Thursday, 29 April 2010

Voss by Patrick White

On Tuesday night 27 April, Gerda, Kate and I had a good discussion about this amazing book. It was a real pity more of you couldn't attend. We decided it was definitely one of the best books we have ever read for the story, the language, the characterisation, the cleverness and even the humour.

The story is loosely based on the 3 explorations of inland Australia by Ludwig Leichhardt. It was written in the mid 1950s and Australia was a very different country from today, culturally and in the way we think about ourselves as Australians. The Second World War effects were still an issue as well.

The main character is Voss, a German outsider and a man with a mission and a vision. He needs to do this trip across Australia not only for an intellectual exercise but he seems to have a physical need for it too. He meets Laura Trevelyan, also an outsider, and they fall in love with only moments of acquaintanceship -- literally a few hours of a picnic, a dance, a most difficult ride in a carriage and a farewell on the wharf. He writes to her at the first 'outstation' on their expedition and asks to marry her and from that moment they are linked/wedded telepathically.

There is a lot of racism in this book for example the 'German' is often pointed out or discussed by the Bonners and others.
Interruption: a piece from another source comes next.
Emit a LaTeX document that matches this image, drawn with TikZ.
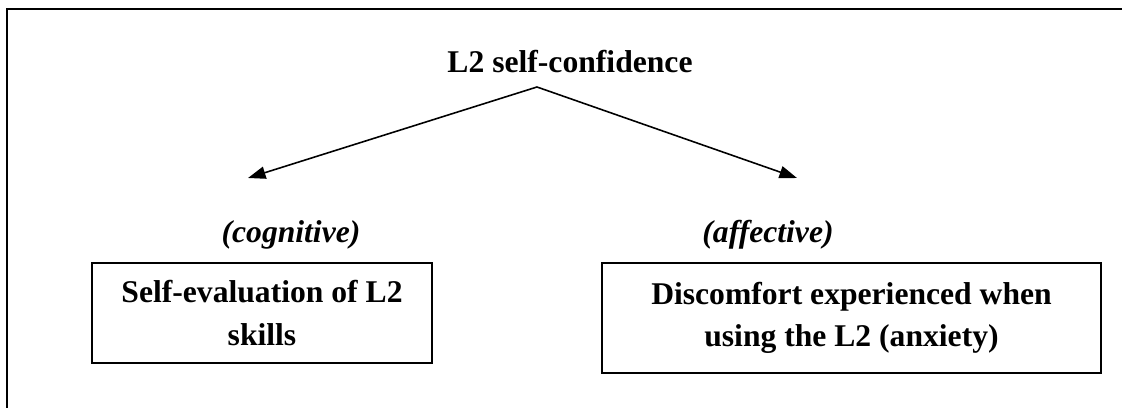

He is variously described as the Christ and as the devil. It is very much a love/hate relationship for Mr Bonner, the main supporter of the expedition. There is also a lot of love and hate about the country itself noted by the characters. This duality is found in the members of the expedition party too -- convict and squattocracy, young and fit and older and not so fit (Judd and Palfreyman), young and old Indigenous persons, rich and poor.

Laura and her cousin are also opposites in lots of ways and at times show an Australian version of Jane Austen's irony in mid 19th century Sydney.

It is a tragic tale but does not indulge in sentimental waffle.

There are also occasional funny moments --at the farewell on the wharf the "Colonel clasped the German's hand in a gloveful of bones'.

White was heavily critical of Australia in the mid 1950s and it does come out in this novel. Read David Marr* for more information about White's feelings about Voss. It has become a classic and Kate thought it would mke a great film although the tripping backwards and forward sequences are a little old fashioned these days.

It is highly recommended and easy to see why Patrick White won so many awards. It is well worth the effort.